Scotland’s climate coalition says Scotland’s new routemap for cancelling out greenhouse gas emissions does not reach its full potential, despite years of advice and consultation, campaigners warn.
After analysing the final Climate Change Plan, members of Stop Climate Chaos Scotland, a coalition of more than 70 organisations united to tackle climate change, say the decarbonisation pathway falls short in a number of crucial areas, including transport, home heating and agriculture, and pins too much hope on negative emissions technology (NETs).
Dr Mike Robinson, chair of Stop Climate Chaos Scotland, said:
‘The new plan shows a ‘credible’ pathway for about 80% of the journey to net zero at best, but it still leaves a gaping hole for the remaining 20%. This needs to be addressed, and soon, but the priority now has to be on action.
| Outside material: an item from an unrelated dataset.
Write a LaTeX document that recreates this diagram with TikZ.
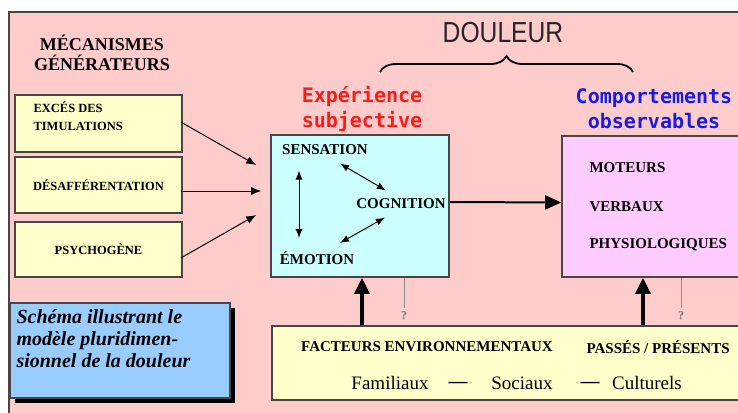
\documentclass[tikz,border=0pt]{standalone}
\usepackage{fontspec}
\setmainfont{Liberation Serif}
\newfontfamily\pixfont{DejaVu Sans Mono}
\newfontfamily\thinfont[FakeStretch=0.85]{Liberation Sans}
\usetikzlibrary{arrows.meta,calc,positioning,decorations.pathreplacing,shadows}
\definecolor{fondrose}{HTML}{FFCCCC}
\definecolor{jaune}{HTML}{FFFFCC}
\definecolor{cyanpale}{HTML}{CCFFFF}
\definecolor{mauve}{HTML}{FFCCFF}
\definecolor{bleuciel}{HTML}{99CCFF}
\definecolor{cadre}{HTML}{4A4545}
\definecolor{rouge}{HTML}{FF1A1A}
\definecolor{bleu}{HTML}{1A1AE6}

\begin{document}
\begin{tikzpicture}[x=1pt,y=-1pt,
  boite/.style={draw=cadre, line width=1.6pt, inner sep=0pt},
  petit/.style={font=\fontsize{12.5}{18}\selectfont\bfseries},
  moyen/.style={font=\fontsize{15}{18}\selectfont\bfseries},
  titre/.style={font=\pixfont\fontsize{20}{25}\selectfont\bfseries, align=center},
  fine/.style={-{Latex[length=10pt,width=8pt]}, line width=1pt},
  double/.style={{Latex[length=9pt,width=7pt]}-{Latex[length=9pt,width=7pt]}, line width=1pt},
  grosse/.style={-{Triangle[length=16pt,width=15pt]}, line width=3.5pt}]
\useasboundingbox (0,0) rectangle (738,412);
\clip (0,0) rectangle (738,412);
% fond
\fill[white] (0,0) rectangle (738,412);
\fill[fondrose] (9,12) rectangle (760,430);
\draw[cadre, line width=2pt] (9,430) -- (9,12) -- (760,12);
% titres
\node[align=center, font=\fontsize{18}{20}\selectfont\bfseries] (meca) at (102,53) {MÉCANISMES\\GÉNÉRATEURS};
\node[font=\thinfont\fontsize{29}{30}\selectfont, text=black!85] (dou) at (503,33) {DOULEUR};
\draw[line width=1.8pt, decorate, decoration={brace, amplitude=16pt}] (380,72) -- (633,72);
\node[titre, text=rouge] (exp) at (362,109) {Expérience\\subjective};
\node[titre, text=bleu] (obs) at (654,109) {Comportements\\observables};
% mecanismes
\node[boite, fill=jaune, minimum width=167pt, minimum height=57pt] (stim) at (98.5,123.5) {};
\node[petit, align=left, anchor=west] (stimt) at (30,116) {EXCÉS DES\\TIMULATIONS};
\node[boite, fill=jaune, minimum width=167pt, minimum height=56pt, petit] (desa) at (98.5,185) {DÉSAFFÉRENTATION};
\node[boite, fill=jaune, minimum width=167pt, minimum height=55pt, petit] (psy) at (98.5,249.5) {PSYCHOGÈNE};
% experience subjective
\node[boite, fill=cyanpale, minimum width=178pt, minimum height=142pt] (subj) at (360,206) {};
\node[moyen] (sens) at (325,150) {SENSATION};
\node[moyen] (cog) at (401,204) {COGNITION};
\node[moyen] (emo) at (317,258) {ÉMOTION};
\coordinate (c3) at (299,0);
\draw[double, shorten <=12pt, shorten >=10pt] (sens.south -| c3) -- (emo.north -| c3);
\draw[double] ([xshift=15pt,yshift=-5pt]sens.south) -- ([xshift=33pt,yshift=5pt]cog.north west);
\draw[double] ([xshift=32pt,yshift=-5pt]cog.south west) -- ([xshift=23pt,yshift=5pt]emo.north);
% comportements
\node[boite, fill=mauve, minimum width=240pt, minimum height=141pt] (comp) at (682,206.5) {};
\node[moyen, anchor=west] (mot) at (586,168) {MOTEURS};
\node[moyen, anchor=west] (ver) at (586,207) {VERBAUX};
\node[moyen, anchor=west] (phy) at (586,245) {PHYSIOLOGIQUES};
% facteurs
\node[boite, fill=jaune, minimum width=520pt, minimum height=74pt] (env) at (532,363) {};
\node[moyen] (fac) at (427,347) {FACTEURS ENVIRONNEMENTAUX};
\node[moyen, anchor=west] (pas) at (583,347) {PASSÉS / PRÉSENTS};
\node[font=\fontsize{19}{20}\selectfont] (fam) at (390,383) {Familiaux};
\node[font=\fontsize{19}{20}\selectfont\bfseries] (tir1) at (458,385) {---};
\node[font=\fontsize{19}{20}\selectfont] (soc) at (522,383) {Sociaux};
\node[font=\fontsize{19}{20}\selectfont\bfseries] (tir2) at (590,385) {---};
\node[font=\fontsize{19}{20}\selectfont] (cul) at (647,383) {Culturels};
% schema
\node[boite, fill=bleuciel, minimum width=220pt, minimum height=95pt, drop shadow={shadow xshift=5pt, shadow yshift=-5pt, opacity=1, fill=black}] (sch) at (120,350.5) {};
\node[anchor=north west, align=left, font=\fontsize{20}{22}\selectfont\bfseries\itshape] (scht) at (13,306) {Schéma illustrant le\\modèle pluridimen-\\sionnel de la douleur};
% fleches
\draw[fine] ([xshift=-2pt,yshift=1.5pt]stim.east) -- ($(subj.west)+(-14,-41)$);
\draw[fine] ([xshift=-2pt,yshift=-6pt]desa.east) -- ($(subj.west)+(-9,-15)$);
\draw[fine] ([xshift=-2pt,yshift=-8.5pt]psy.east) -- ($(subj.west)+(-14,9)$);
\draw[-{Triangle[length=16pt,width=14pt]}, line width=2pt] ([yshift=4pt]subj.east) -- ([yshift=4pt]comp.west);
\coordinate (c1) at (362,0);
\coordinate (c2) at (643,0);
\draw[grosse] (env.north -| c1) -- (subj.south -| c1);
\draw[grosse] (env.north -| c2) -- (comp.south -| c2);
\node[text=black!55, font=\fontsize{12}{12}\selectfont\bfseries] (q1) at (404,316) {?};
\node[text=black!55, font=\fontsize{12}{12}\selectfont\bfseries] (q2) at (681,316) {?};
\draw[black!45, line width=0.8pt] (subj.south -| q1) -- (q1);
\draw[black!45, line width=0.8pt] (comp.south -| q2) -- (q2);
\end{tikzpicture}
\end{document}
It also relies too heavily on expensive, unproven, hi-tech fixes as a last-minute, fingers-crossed approach to emissions cuts.
We want homes that are warmer and cheaper to run, better public transport, more resilient jobs and a safer, fairer, healthier and more robust future for all for Scots.
We can still achieve this, but greater efforts will be needed to make up for the plan’s various shortcomings – particularly in agriculture, housing and transport – and create a more realistic routemap that can deliver 100% of what is needed.
This is going to take hard work, and fast. The next Scottish Government must turn commitments into action and ramp up delivery, or time to act will run out. And we need every sector of society to get behind Scotland’s climate plan, even with its inadequacies.
We’ve seen very little progress over the last five years. We can’t afford to lose another five.’
Now we need decisive action – and, above all else, urgency.